((

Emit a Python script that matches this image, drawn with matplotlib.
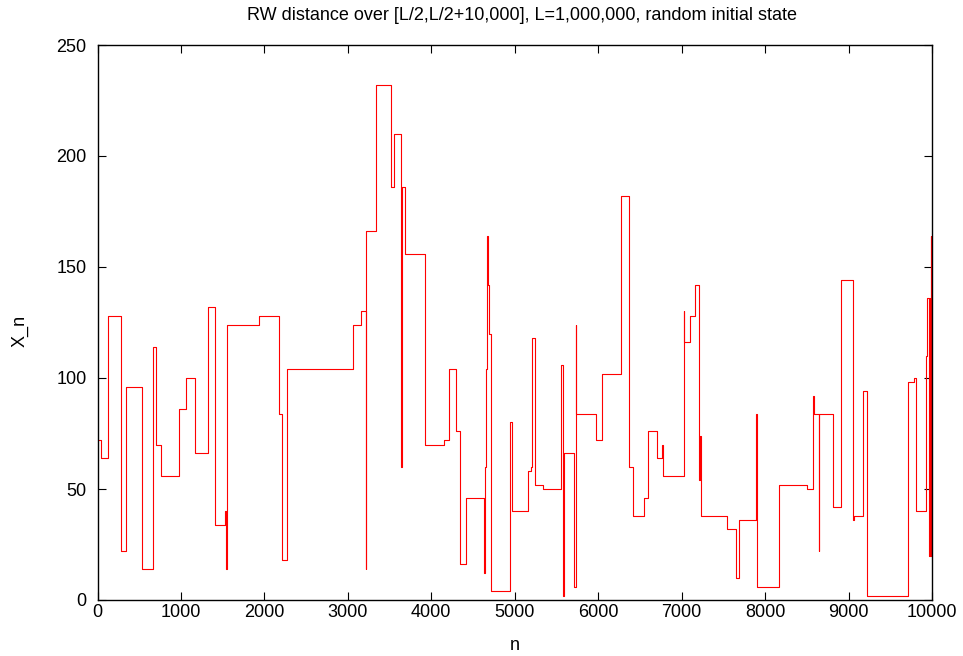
import matplotlib
matplotlib.use('Agg')
import matplotlib.pyplot as plt

plt.rcParams['font.family'] = ['Liberation Sans', 'DejaVu Sans']

# step start positions n and the walk distance X_n held from there on
n_start = [0, 40, 120, 276, 340, 532, 660, 700, 764, 972,
           1064, 1172, 1320, 1408, 1524, 1538, 1550, 1940, 2172, 2216,
           2268, 3064, 3156, 3212, 3220, 3336, 3512, 3552, 3632, 3644,
           3684, 3928, 4156, 4216, 4292, 4344, 4416, 4630, 4645, 4657,
           4670, 4682, 4694, 4710, 4718, 4944, 4970, 5164, 5200, 5212,
           5244, 5336, 5550, 5578, 5590, 5712, 5730, 5738, 5968, 6040,
           6276, 6372, 6416, 6544, 6600, 6708, 6760, 6780, 7024, 7028,
           7104, 7164, 7204, 7220, 7236, 7540, 7652, 7692, 7892, 7908,
           8172, 8508, 8576, 8584, 8640, 8648, 8812, 8912, 9052, 9060,
           9172, 9220, 9710, 9790, 9814, 9926, 9946, 9970, 9976, 9982,
           9988, 9994, 10000]
x_n = [72, 64, 128, 22, 96, 14, 114, 70, 56, 86,
       100, 66, 132, 34, 40, 14, 124, 128, 84, 18,
       104, 124, 130, 14, 166, 232, 186, 210, 60, 186,
       156, 70, 72, 104, 76, 16, 46, 12, 60, 104,
       164, 142, 120, 94, 4, 80, 40, 58, 60, 118,
       52, 50, 106, 2, 66, 6, 124, 84, 72, 102,
       182, 60, 38, 46, 76, 64, 70, 56, 130, 116,
       128, 142, 54, 74, 38, 32, 10, 36, 84, 6,
       52, 50, 92, 84, 22, 84, 42, 144, 36, 38,
       94, 2, 98, 100, 40, 110, 136, 20, 136, 20,
       164, 30, 164]

W, H = 963, 656
fs = 13

fig = plt.figure(figsize=(W / 100, H / 100), dpi=100, facecolor='white')
ax = fig.add_axes([97.5 / W, 1 - 600 / H, (932 - 97.5) / W, 555 / H])

ax.step(n_start, x_n, where='post', color='red', linewidth=0.8)

ax.set_xlim(0, 10000)
ax.set_ylim(0, 250)
ax.set_xticks(range(0, 10001, 1000))
ax.set_yticks(range(0, 251, 50))
ax.tick_params(direction='in', length=6, width=0.8, labelsize=fs,
               top=True, right=True)
ax.tick_params(axis='x', pad=3)
ax.tick_params(axis='y', pad=8)
for s in ax.spines.values():
    s.set_linewidth(1.0)

# axis titles and heading placed in figure pixels
fig.text(515 / W, 1 - 645 / H, 'n', ha='center', va='center', fontsize=fs)
fig.text(20 / W, 1 - 331 / H, 'X_n', rotation=90, ha='center', va='center', fontsize=fs)
fig.text(522 / W, 1 - 15 / H, 'RW distance over [L/2,L/2+10,000], L=1,000,000, random initial state',
         ha='center', va='center', fontsize=fs)

fig.savefig('out.png', dpi=100)
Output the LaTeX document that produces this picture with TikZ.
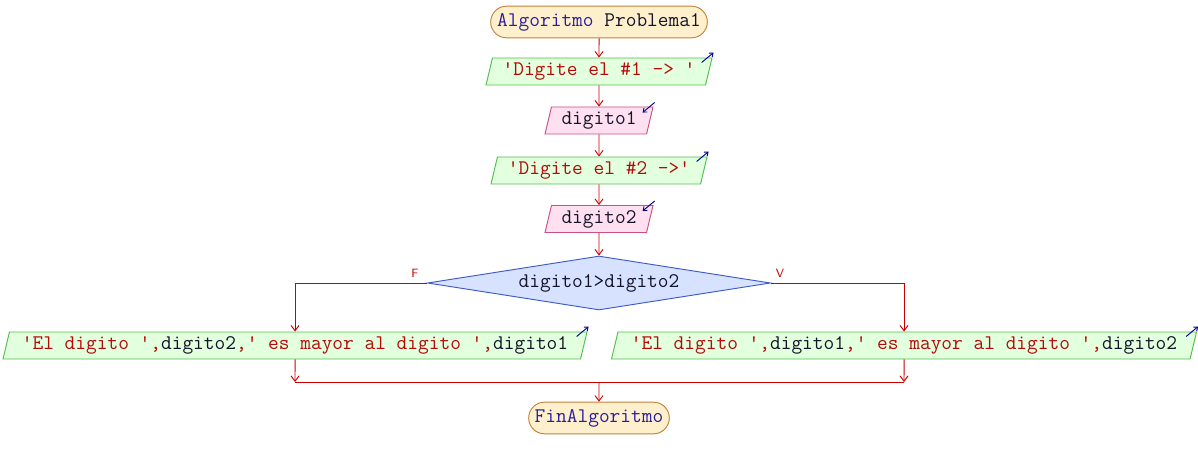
\documentclass[tikz,border=0pt]{standalone}
\usepackage{fontspec}
\usepackage{tikz}
\usetikzlibrary{arrows.meta,shapes.geometric,shapes.misc,positioning}
\definecolor{flujo}{RGB}{200,0,0}
\definecolor{termfill}{RGB}{255,240,205}
\definecolor{termline}{RGB}{195,130,55}
\definecolor{salfill}{RGB}{226,255,222}
\definecolor{salline}{RGB}{80,190,80}
\definecolor{entfill}{RGB}{255,224,240}
\definecolor{entline}{RGB}{200,80,130}
\definecolor{decfill}{RGB}{214,226,255}
\definecolor{decline}{RGB}{60,90,200}
\definecolor{clave}{RGB}{40,30,160}
\definecolor{cadena}{RGB}{180,10,10}
\definecolor{var}{RGB}{20,20,40}
\definecolor{icono}{RGB}{0,0,140}
\tikzset{>={Straight Barb[length=4pt,width=6pt]}}

\begin{document}
\begin{tikzpicture}[x=0.75pt,y=-0.75pt,line width=0.7pt]
    \fontsize{15.6pt}{17pt}\ttfamily
    \tikzset{
      term/.style={rounded rectangle, draw=termline, fill=termfill, minimum height=26*0.75pt, inner xsep=2pt},
      salida/.style={trapezium, trapezium left angle=70, trapezium right angle=110, trapezium stretches body,
        draw=salline, fill=salfill, minimum height=27*0.75pt, inner sep=0pt, text=cadena},
      entrada/.style={salida, draw=entline, fill=entfill, text=var},
      decision/.style={diamond, aspect=6.35, draw=decline, fill=decfill, minimum width=343*0.75pt, minimum height=54*0.75pt, inner sep=0pt, text=var},
      flow/.style={->, draw=flujo},
      line/.style={draw=flujo},
      etiq/.style={text=flujo, font=\fontsize{9pt}{10pt}\sffamily},
      icosal/.style={->, draw=icono, >={Straight Barb[length=2.5pt,width=4pt]}},
    }
    \useasboundingbox (0,0) rectangle (1198,463);

    % Inicio y lectura de datos.
    \path (599,22)    node[term, minimum width=222*0.75pt] (ini) {\textcolor{clave}{Algoritmo} \textcolor{var}{Problema1}};
    \path (599,71.5)  node[salida, minimum width=226*0.75pt] (out1) {'Digite el \#1 -> '};
    \path (599,120.5) node[entrada, minimum width=108*0.75pt] (in1) {digito1};
    \path (599,170.5) node[salida, minimum width=216*0.75pt] (out2) {'Digite el \#2 ->'};
    \path (599,219)   node[entrada, minimum width=108*0.75pt] (in2) {digito2};

    % Condicion.
    \path (599,283) node[decision] (cond) {digito1>digito2};
    \path (415,273) node[etiq] (F) {F};
    \path (780,273) node[etiq] (V) {V};

    % Ramas.
    \path (295,345.5) node[salida, minimum width=584*0.75pt] (outL)
      {'El digito ',\textcolor{var}{digito2},' es mayor al digito ',\textcolor{var}{digito1}};
    \path (904,345.5) node[salida, minimum width=585*0.75pt] (outR)
      {'El digito ',\textcolor{var}{digito1},' es mayor al digito ',\textcolor{var}{digito2}};
    \coordinate (jL) at (295,382);
    \coordinate (jR) at (904,382);
    \coordinate (join) at (599,382);

    \path (599,418) node[term, minimum width=146*0.75pt] (fin) {\textcolor{clave}{FinAlgoritmo}};

    % Conectores.
    \draw[flow] (ini) -- (out1);
    \draw[flow] (out1) -- (in1);
    \draw[flow] (in1) -- (out2);
    \draw[flow] (out2) -- (in2);
    \draw[flow] (in2) -- (cond);
    \draw[flow] (cond.west) -| (outL);
    \draw[flow] (cond.east) -| (outR);
    \draw[flow] (outL) -- (jL);
    \draw[flow] (outR) -- (jR);
    \draw[line] (jL) -- (jR);
    \draw[flow] (join) -- (fin);

    % Iconos de entrada/salida.
    \foreach \n in {out1,out2,outL,outR}
      \draw[icosal] ([shift={(-11,5)}]\n.top right corner) -- ([shift={(1,-5)}]\n.top right corner);
    \foreach \n in {in1,in2}
      \draw[icosal] ([shift={(1,-4)}]\n.top right corner) -- ([shift={(-11,6)}]\n.top right corner);

  \end{tikzpicture}
\end{document}
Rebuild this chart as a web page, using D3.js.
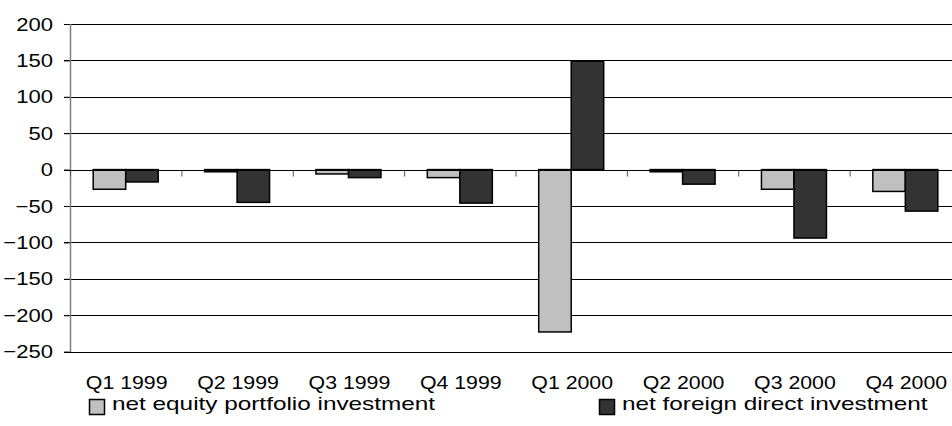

))

* WORK TO DO *
Write out the lines from the start of the material to the line with "plt.rcParams['font.family'] = ['Liberation", inclusive and exactly. Skip the pictures.

* SOLUTION FOR THIS EXERCISE *
Emit a Python script that matches this image, drawn with matplotlib.
import matplotlib
matplotlib.use('Agg')
import matplotlib.pyplot as plt

plt.rcParams['font.family'] = ['Liberation Sans', 'DejaVu Sans']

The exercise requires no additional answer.